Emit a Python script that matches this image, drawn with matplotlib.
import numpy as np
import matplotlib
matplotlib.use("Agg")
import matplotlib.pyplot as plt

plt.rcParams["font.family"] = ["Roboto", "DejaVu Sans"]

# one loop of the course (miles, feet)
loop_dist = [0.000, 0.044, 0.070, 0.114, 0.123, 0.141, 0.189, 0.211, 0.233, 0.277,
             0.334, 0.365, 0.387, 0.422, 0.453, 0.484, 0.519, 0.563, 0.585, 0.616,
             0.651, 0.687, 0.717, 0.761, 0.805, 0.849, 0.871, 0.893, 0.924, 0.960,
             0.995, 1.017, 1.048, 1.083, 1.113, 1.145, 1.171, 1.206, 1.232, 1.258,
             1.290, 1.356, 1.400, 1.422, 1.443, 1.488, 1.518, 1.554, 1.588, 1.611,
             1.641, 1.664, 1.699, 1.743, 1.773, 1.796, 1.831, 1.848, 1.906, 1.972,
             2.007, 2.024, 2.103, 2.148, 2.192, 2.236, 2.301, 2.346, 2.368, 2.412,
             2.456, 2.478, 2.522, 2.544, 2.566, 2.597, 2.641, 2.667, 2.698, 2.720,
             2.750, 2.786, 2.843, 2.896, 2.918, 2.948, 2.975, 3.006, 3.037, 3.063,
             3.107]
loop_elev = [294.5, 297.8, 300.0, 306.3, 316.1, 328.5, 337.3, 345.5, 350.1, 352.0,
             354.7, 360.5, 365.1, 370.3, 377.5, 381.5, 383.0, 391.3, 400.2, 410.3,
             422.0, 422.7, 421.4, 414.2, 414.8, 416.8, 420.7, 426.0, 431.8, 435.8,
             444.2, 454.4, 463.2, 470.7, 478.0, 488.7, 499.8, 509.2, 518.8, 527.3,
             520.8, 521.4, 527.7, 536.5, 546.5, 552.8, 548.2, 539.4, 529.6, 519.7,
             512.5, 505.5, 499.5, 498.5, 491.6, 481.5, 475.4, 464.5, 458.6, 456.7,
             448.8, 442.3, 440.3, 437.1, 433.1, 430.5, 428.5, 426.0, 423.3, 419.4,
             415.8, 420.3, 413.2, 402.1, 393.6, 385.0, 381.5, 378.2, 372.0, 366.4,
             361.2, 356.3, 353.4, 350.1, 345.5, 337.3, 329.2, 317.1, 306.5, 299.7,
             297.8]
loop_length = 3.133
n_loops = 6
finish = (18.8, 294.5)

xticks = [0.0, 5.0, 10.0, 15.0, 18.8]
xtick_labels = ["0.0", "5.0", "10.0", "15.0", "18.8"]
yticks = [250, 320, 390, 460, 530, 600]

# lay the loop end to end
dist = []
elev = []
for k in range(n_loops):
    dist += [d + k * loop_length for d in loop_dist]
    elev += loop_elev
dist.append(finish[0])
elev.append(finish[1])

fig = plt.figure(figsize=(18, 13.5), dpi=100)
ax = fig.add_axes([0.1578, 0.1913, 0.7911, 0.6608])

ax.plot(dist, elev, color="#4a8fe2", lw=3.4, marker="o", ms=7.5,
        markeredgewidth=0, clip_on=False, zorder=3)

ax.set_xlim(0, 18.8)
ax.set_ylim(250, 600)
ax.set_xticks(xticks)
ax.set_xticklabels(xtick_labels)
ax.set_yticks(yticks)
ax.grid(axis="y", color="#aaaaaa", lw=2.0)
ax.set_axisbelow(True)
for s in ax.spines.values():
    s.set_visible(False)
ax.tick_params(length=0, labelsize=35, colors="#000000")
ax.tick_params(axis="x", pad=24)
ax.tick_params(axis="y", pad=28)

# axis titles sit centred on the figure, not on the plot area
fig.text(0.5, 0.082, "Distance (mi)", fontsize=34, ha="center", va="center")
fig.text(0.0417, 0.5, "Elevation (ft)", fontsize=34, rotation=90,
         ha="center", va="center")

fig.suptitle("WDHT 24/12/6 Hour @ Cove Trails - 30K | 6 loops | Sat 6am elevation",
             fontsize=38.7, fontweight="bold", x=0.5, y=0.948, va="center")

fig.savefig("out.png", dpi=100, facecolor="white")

TASK BRIEF:
Return the opening line of the data and every line after it through the line containing "yticks = [250, 320, 390, 460, 530, 600]", please, exactly as written and with nothing added.

EXPECTED ANSWER:
Emit a Python script that matches this image, drawn with matplotlib.
import numpy as np
import matplotlib
matplotlib.use("Agg")
import matplotlib.pyplot as plt

plt.rcParams["font.family"] = ["Roboto", "DejaVu Sans"]

# one loop of the course (miles, feet)
loop_dist = [0.000, 0.044, 0.070, 0.114, 0.123, 0.141, 0.189, 0.211, 0.233, 0.277,
             0.334, 0.365, 0.387, 0.422, 0.453, 0.484, 0.519, 0.563, 0.585, 0.616,
             0.651, 0.687, 0.717, 0.761, 0.805, 0.849, 0.871, 0.893, 0.924, 0.960,
             0.995, 1.017, 1.048, 1.083, 1.113, 1.145, 1.171, 1.206, 1.232, 1.258,
             1.290, 1.356, 1.400, 1.422, 1.443, 1.488, 1.518, 1.554, 1.588, 1.611,
             1.641, 1.664, 1.699, 1.743, 1.773, 1.796, 1.831, 1.848, 1.906, 1.972,
             2.007, 2.024, 2.103, 2.148, 2.192, 2.236, 2.301, 2.346, 2.368, 2.412,
             2.456, 2.478, 2.522, 2.544, 2.566, 2.597, 2.641, 2.667, 2.698, 2.720,
             2.750, 2.786, 2.843, 2.896, 2.918, 2.948, 2.975, 3.006, 3.037, 3.063,
             3.107]
loop_elev = [294.5, 297.8, 300.0, 306.3, 316.1, 328.5, 337.3, 345.5, 350.1, 352.0,
             354.7, 360.5, 365.1, 370.3, 377.5, 381.5, 383.0, 391.3, 400.2, 410.3,
             422.0, 422.7, 421.4, 414.2, 414.8, 416.8, 420.7, 426.0, 431.8, 435.8,
             444.2, 454.4, 463.2, 470.7, 478.0, 488.7, 499.8, 509.2, 518.8, 527.3,
             520.8, 521.4, 527.7, 536.5, 546.5, 552.8, 548.2, 539.4, 529.6, 519.7,
             512.5, 505.5, 499.5, 498.5, 491.6, 481.5, 475.4, 464.5, 458.6, 456.7,
             448.8, 442.3, 440.3, 437.1, 433.1, 430.5, 428.5, 426.0, 423.3, 419.4,
             415.8, 420.3, 413.2, 402.1, 393.6, 385.0, 381.5, 378.2, 372.0, 366.4,
             361.2, 356.3, 353.4, 350.1, 345.5, 337.3, 329.2, 317.1, 306.5, 299.7,
             297.8]
loop_length = 3.133
n_loops = 6
finish = (18.8, 294.5)

xticks = [0.0, 5.0, 10.0, 15.0, 18.8]
xtick_labels = ["0.0", "5.0", "10.0", "15.0", "18.8"]
yticks = [250, 320, 390, 460, 530, 600]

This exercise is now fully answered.